I read somewhere that you only write when you want to. How does this work for you? I ask as I’ve often heard writers talk about the writing (and editing) as quite painful.
I read every day but I don’t write every day, but when I want to. Writing is painful because you have your own expectations, you want to achieve something. Because I know it is painful, I try to make it as fun as possible for myself. If the writing is not joyful for me, I think it won’t be joyful for the readers either.

You’re also a graphic designer. Have you ever written a graphic novel?
A long time ago, before I wrote my first novel, I wrote and illustrated a book. My first obsession was to become a graphic novelist because I read a lot of comic books and manga. It’s not easy to publish a graphic novel because there’s a small number of readers and very few publishers who want to publish anything like this. So I switched to writing novels, but at the same time I continued to do a lot of graphic design projects. I hope I will be able to write one in the future.

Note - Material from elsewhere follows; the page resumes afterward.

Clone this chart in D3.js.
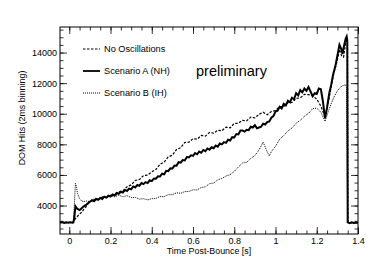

In an interview with BOMB Magazine, you spoke of Joshua Oppenheimer’s documentaries about the 1965 mass killings in Indonesia. You said at the time that “history is a phantom”. Is that why you literally awakened the dead in your novel Beauty is a Wound – to jolt people into confronting a history they did not want to face?
In Indonesia, especially in the Suharto era (the book was written just two years after Suharto), it’s terrible to speak out about the tragedy of ‘65, about Communism and everything that happened. For us it’s like a ghost. We know the situation but we don’t want to talk about it.

So when I wrote the novel where the woman (the protagonist Dewi Ayu) comes back to life it was a way for me to talk about this deeply buried history. I just wanted to talk about everything in Indonesian history, not only about ‘65 actually, but about sexual violence against women, about colonialism, and the Japanese occupation.

It’s interesting that your protagonist in Beauty is a Wound is a sex worker, because sex workers are some of the most insensitively represented people in books (including fiction and nonfiction).
I wanted the historical perspective to be seen from very deep down because she’s a victim of the world but at the same time she’s a ghost, so she’s actually extraordinary. She doesn’t think about her outer body so much, she plays with the men she sleeps with like they are toys. She does things on her own terms. The same body which is so badly represented – she uses as a weapon.

Will you continue to explore themes of gender and sexuality in your work?
I explored this culture of violence from a different perspective in my third novel, which will be out in English later this year. In my first novel, I dealt with history. If you visit Indonesian history, and it will be the same with other parts of the world, you will find that every hero is a man, every fighter is a man, and stories are centered around men. I asked myself – where are the women?

The stories I read about women were about them being raped with Japanese soldiers, being abandoned by their families, struggling…For my second novel, I dealt with family. For the third, I wanted to examine masculinity, of which men are sometimes themselves victims.

What are you working on now?
Now I’m working on a movie script based on my third novel, Love and Vengeance.